Nor does it follow, as the petitioner contends, that if the decedent was engaged in business here her net taxable estate must be determined by valuing the property in the ordinary manner under Treasury Regulations (80 T.R.Art. 13(4)). That is, the value of the decedent’s share in the real estate for purposes of taxation is not necessarily the net value of her share of the equity. Congress has provided how the value of the net American estate of a non-resident shall be determined.

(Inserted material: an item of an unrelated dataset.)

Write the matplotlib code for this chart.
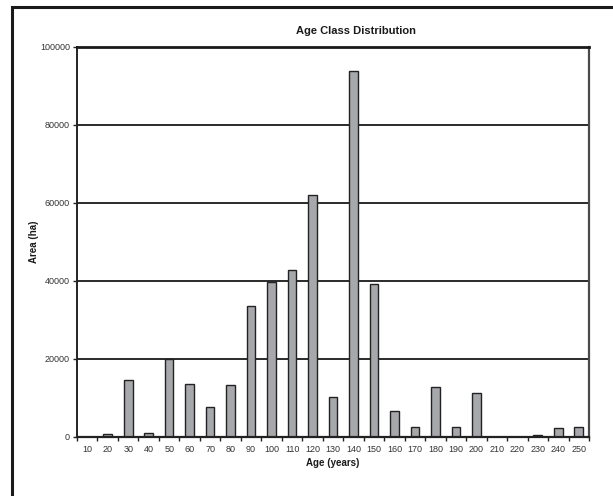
import matplotlib.pyplot as plt
from matplotlib.patches import Rectangle

# Age classes (years) and area (ha)
ages = [10, 20, 30, 40, 50, 60, 70, 80, 90, 100, 110, 120, 130,
        140, 150, 160, 170, 180, 190, 200, 210, 220, 230, 240, 250]
area = [0, 650, 14650, 880, 20000, 13600, 7500, 13150, 33600, 39650,
        42800, 62100, 10100, 93800, 39150, 6600, 2560, 12650, 2400,
        11080, 0, 0, 330, 2150, 2550]
yticks = [0, 20000, 40000, 60000, 80000, 100000]

W, H = 613, 496
fig = plt.figure(figsize=(W / 100, H / 100), dpi=100)
plt.rcParams['font.family'] = ['Liberation Sans', 'DejaVu Sans']

# outer frame (runs off the right and bottom edges)
fig.patches.append(Rectangle((11.5 / W, -0.1), 1.0, 1 - 6.7 / H + 0.1,
                             transform=fig.transFigure, fill=False,
                             edgecolor='#1a1a1a', linewidth=2.2))

left, right, top, bottom = 77, 589, 46.7, 436.7
ax = fig.add_axes([left / W, 1 - bottom / H, (right - left) / W, (bottom - top) / H])

x = list(range(len(ages)))
ax.bar(x, area, width=0.42, color='#a7a8ac', edgecolor='#222222', linewidth=1.0, zorder=3)

ax.set_xlim(-0.5, len(ages) - 0.5)
ax.set_ylim(0, 100000)
ax.set_yticks(yticks)
ax.set_yticklabels([str(v) for v in yticks], fontsize=6.5, color='#333333')
ax.set_xticks(x)
ax.set_xticklabels([str(a) for a in ages], fontsize=6.5, color='#333333')
ax.tick_params(axis='x', length=0, pad=6)
ax.tick_params(axis='y', length=3, width=1, color='#222222', pad=2)

# small category-boundary ticks under the x axis
ax.set_xticks([i - 0.5 for i in range(len(ages) + 1)], minor=True)
ax.tick_params(axis='x', which='minor', length=3, width=1, color='#222222', direction='out')

for v in yticks[1:-1]:
    ax.axhline(v, color='#2a2a2a', linewidth=1.4, zorder=1)

ax.spines['top'].set_linewidth(2.0)
ax.spines['top'].set_color('#1a1a1a')
ax.spines['right'].set_linewidth(1.6)
ax.spines['right'].set_color('#4a4a4a')
ax.spines['left'].set_linewidth(1.4)
ax.spines['left'].set_color('#222222')
ax.spines['bottom'].set_linewidth(1.6)
ax.spines['bottom'].set_color('#222222')
ax.spines['bottom'].set_zorder(4)

fig.text(356 / W, 1 - 31 / H, 'Age Class Distribution', ha='center', va='center',
         fontsize=8, fontweight='bold', color='#1a1a1a')
fig.text(333 / W, 1 - 463 / H, 'Age (years)', ha='center', va='center',
         fontsize=7, fontweight='bold', color='#1a1a1a')
fig.text(34 / W, 1 - 242 / H, 'Area (ha)', ha='center', va='center', rotation=90,
         fontsize=7, fontweight='bold', color='#1a1a1a')

fig.savefig('out.png', dpi=100)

See § 303(b)(1) of the 1926 Revenue Act as amended, 26 U.S.C.A.Int.Rev.Acts, p. 232. A non-resident’s estate situated here is to be computed for taxation by deducting from the gross that portion of the deductions allowed the estate of a resident decedent which the value of such part bears to the total gross estate, wherever situated, limited in amount, however, to a sum not to
exceed ten per centum of the value of the gross estate situated in this country. The petitioner has already been allowed a deduction to this extent and that is all to which he is entitled. Whether or not bank deposits are to be treated as property in this country does not control as to deductions but, instead, that subject is governed by a separate statute in which Congress has, as it might, made a separate classification. City Bank Farmers’ Trust Co. v. Bowers, 2 Cir., 68 F.2d 909. The same limitation on deductions allowed estates of non-residents is applicable to all such estates and does not vary as they chance to be engaged, or not engaged, in business here at the time of death.